__Exercise aim__
Output each line exactly as it appears, skipping any embedded picture.

__Provided data__
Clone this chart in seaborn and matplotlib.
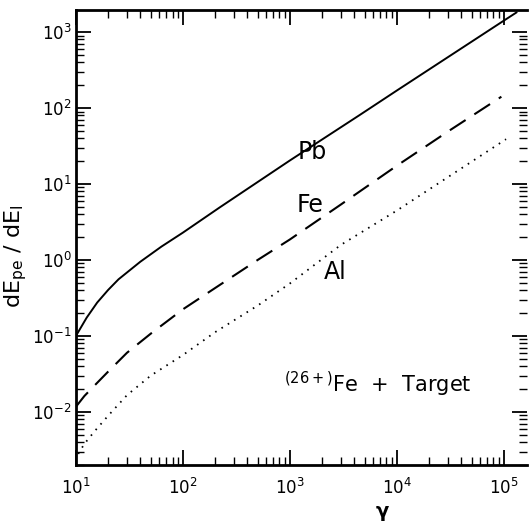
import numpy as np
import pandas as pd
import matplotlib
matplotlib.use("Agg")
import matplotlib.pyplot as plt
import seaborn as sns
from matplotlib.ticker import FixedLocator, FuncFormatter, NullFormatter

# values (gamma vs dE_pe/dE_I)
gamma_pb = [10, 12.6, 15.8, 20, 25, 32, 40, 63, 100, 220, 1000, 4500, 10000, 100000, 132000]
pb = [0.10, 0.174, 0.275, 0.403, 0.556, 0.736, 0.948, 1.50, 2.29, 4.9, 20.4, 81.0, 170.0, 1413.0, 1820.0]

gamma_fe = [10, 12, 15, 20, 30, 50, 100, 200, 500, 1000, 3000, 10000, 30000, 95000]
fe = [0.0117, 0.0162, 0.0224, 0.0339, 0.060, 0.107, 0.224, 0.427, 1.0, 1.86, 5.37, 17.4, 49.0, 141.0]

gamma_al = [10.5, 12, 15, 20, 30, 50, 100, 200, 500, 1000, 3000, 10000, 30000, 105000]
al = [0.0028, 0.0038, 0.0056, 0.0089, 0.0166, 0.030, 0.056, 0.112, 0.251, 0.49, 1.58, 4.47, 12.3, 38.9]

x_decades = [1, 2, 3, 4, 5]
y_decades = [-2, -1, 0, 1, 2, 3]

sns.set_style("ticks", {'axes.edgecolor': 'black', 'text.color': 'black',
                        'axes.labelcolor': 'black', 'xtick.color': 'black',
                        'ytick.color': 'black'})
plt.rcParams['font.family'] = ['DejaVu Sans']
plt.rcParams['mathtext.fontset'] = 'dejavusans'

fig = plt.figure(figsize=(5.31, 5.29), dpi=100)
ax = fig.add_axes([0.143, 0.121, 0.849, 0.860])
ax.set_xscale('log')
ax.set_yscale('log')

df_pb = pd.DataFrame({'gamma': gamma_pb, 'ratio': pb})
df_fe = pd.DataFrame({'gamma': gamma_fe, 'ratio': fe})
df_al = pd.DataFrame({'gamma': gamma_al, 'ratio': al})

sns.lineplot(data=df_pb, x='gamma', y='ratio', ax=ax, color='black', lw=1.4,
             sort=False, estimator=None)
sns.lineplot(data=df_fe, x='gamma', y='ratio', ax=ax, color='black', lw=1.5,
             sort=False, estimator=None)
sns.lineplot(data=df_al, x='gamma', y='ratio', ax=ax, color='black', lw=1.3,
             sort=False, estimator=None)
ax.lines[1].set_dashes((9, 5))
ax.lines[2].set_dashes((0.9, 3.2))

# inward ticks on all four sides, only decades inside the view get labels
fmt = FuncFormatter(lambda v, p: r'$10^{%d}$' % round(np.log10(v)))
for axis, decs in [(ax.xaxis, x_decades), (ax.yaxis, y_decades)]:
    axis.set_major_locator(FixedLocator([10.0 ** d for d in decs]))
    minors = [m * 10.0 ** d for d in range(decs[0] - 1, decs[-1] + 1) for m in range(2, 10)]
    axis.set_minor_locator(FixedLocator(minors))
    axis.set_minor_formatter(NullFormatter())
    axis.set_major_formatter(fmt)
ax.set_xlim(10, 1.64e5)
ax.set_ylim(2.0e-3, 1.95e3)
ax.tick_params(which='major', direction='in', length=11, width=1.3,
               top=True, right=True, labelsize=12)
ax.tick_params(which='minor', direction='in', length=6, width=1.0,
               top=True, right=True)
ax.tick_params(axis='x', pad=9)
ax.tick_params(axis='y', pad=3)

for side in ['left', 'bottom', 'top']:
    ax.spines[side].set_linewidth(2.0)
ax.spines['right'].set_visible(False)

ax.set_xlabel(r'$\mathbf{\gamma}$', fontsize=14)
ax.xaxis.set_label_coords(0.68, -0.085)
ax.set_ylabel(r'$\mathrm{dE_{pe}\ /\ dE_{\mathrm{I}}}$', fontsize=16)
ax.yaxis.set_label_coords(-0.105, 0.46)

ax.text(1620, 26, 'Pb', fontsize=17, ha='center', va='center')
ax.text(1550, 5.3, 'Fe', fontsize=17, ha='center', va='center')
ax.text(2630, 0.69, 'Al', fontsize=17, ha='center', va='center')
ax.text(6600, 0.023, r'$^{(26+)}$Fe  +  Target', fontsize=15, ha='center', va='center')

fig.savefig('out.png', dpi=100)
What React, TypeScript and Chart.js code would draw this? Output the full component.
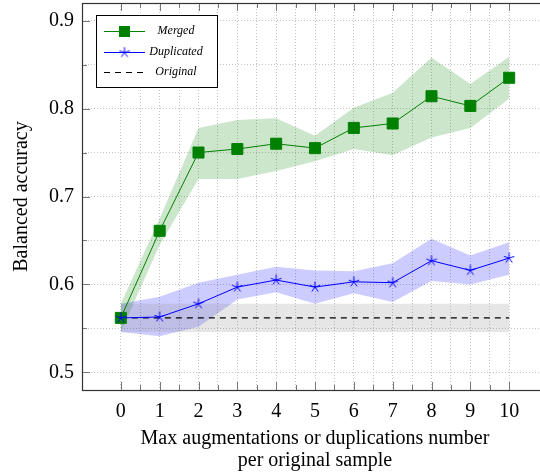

__The reply__
Clone this chart in seaborn and matplotlib.
import numpy as np
import pandas as pd
import matplotlib
matplotlib.use("Agg")
import matplotlib.pyplot as plt
import seaborn as sns
from matplotlib.ticker import FixedLocator, FuncFormatter, NullFormatter

# values (gamma vs dE_pe/dE_I)
gamma_pb = [10, 12.6, 15.8, 20, 25, 32, 40, 63, 100, 220, 1000, 4500, 10000, 100000, 132000]
pb = [0.10, 0.174, 0.275, 0.403, 0.556, 0.736, 0.948, 1.50, 2.29, 4.9, 20.4, 81.0, 170.0, 1413.0, 1820.0]

gamma_fe = [10, 12, 15, 20, 30, 50, 100, 200, 500, 1000, 3000, 10000, 30000, 95000]
fe = [0.0117, 0.0162, 0.0224, 0.0339, 0.060, 0.107, 0.224, 0.427, 1.0, 1.86, 5.37, 17.4, 49.0, 141.0]

gamma_al = [10.5, 12, 15, 20, 30, 50, 100, 200, 500, 1000, 3000, 10000, 30000, 105000]
al = [0.0028, 0.0038, 0.0056, 0.0089, 0.0166, 0.030, 0.056, 0.112, 0.251, 0.49, 1.58, 4.47, 12.3, 38.9]

x_decades = [1, 2, 3, 4, 5]
y_decades = [-2, -1, 0, 1, 2, 3]

sns.set_style("ticks", {'axes.edgecolor': 'black', 'text.color': 'black',
                        'axes.labelcolor': 'black', 'xtick.color': 'black',
                        'ytick.color': 'black'})
plt.rcParams['font.family'] = ['DejaVu Sans']
plt.rcParams['mathtext.fontset'] = 'dejavusans'

fig = plt.figure(figsize=(5.31, 5.29), dpi=100)
ax = fig.add_axes([0.143, 0.121, 0.849, 0.860])
ax.set_xscale('log')
ax.set_yscale('log')

df_pb = pd.DataFrame({'gamma': gamma_pb, 'ratio': pb})
df_fe = pd.DataFrame({'gamma': gamma_fe, 'ratio': fe})
df_al = pd.DataFrame({'gamma': gamma_al, 'ratio': al})

sns.lineplot(data=df_pb, x='gamma', y='ratio', ax=ax, color='black', lw=1.4,
             sort=False, estimator=None)
sns.lineplot(data=df_fe, x='gamma', y='ratio', ax=ax, color='black', lw=1.5,
             sort=False, estimator=None)
sns.lineplot(data=df_al, x='gamma', y='ratio', ax=ax, color='black', lw=1.3,
             sort=False, estimator=None)
ax.lines[1].set_dashes((9, 5))
ax.lines[2].set_dashes((0.9, 3.2))

# inward ticks on all four sides, only decades inside the view get labels
fmt = FuncFormatter(lambda v, p: r'$10^{%d}$' % round(np.log10(v)))
for axis, decs in [(ax.xaxis, x_decades), (ax.yaxis, y_decades)]:
    axis.set_major_locator(FixedLocator([10.0 ** d for d in decs]))
    minors = [m * 10.0 ** d for d in range(decs[0] - 1, decs[-1] + 1) for m in range(2, 10)]
    axis.set_minor_locator(FixedLocator(minors))
    axis.set_minor_formatter(NullFormatter())
    axis.set_major_formatter(fmt)
ax.set_xlim(10, 1.64e5)
ax.set_ylim(2.0e-3, 1.95e3)
ax.tick_params(which='major', direction='in', length=11, width=1.3,
               top=True, right=True, labelsize=12)
ax.tick_params(which='minor', direction='in', length=6, width=1.0,
               top=True, right=True)
ax.tick_params(axis='x', pad=9)
ax.tick_params(axis='y', pad=3)

for side in ['left', 'bottom', 'top']:
    ax.spines[side].set_linewidth(2.0)
ax.spines['right'].set_visible(False)

ax.set_xlabel(r'$\mathbf{\gamma}$', fontsize=14)
ax.xaxis.set_label_coords(0.68, -0.085)
ax.set_ylabel(r'$\mathrm{dE_{pe}\ /\ dE_{\mathrm{I}}}$', fontsize=16)
ax.yaxis.set_label_coords(-0.105, 0.46)

ax.text(1620, 26, 'Pb', fontsize=17, ha='center', va='center')
ax.text(1550, 5.3, 'Fe', fontsize=17, ha='center', va='center')
ax.text(2630, 0.69, 'Al', fontsize=17, ha='center', va='center')
ax.text(6600, 0.023, r'$^{(26+)}$Fe  +  Target', fontsize=15, ha='center', va='center')

fig.savefig('out.png', dpi=100)
What React, TypeScript and Chart.js code would draw this? Output the full component.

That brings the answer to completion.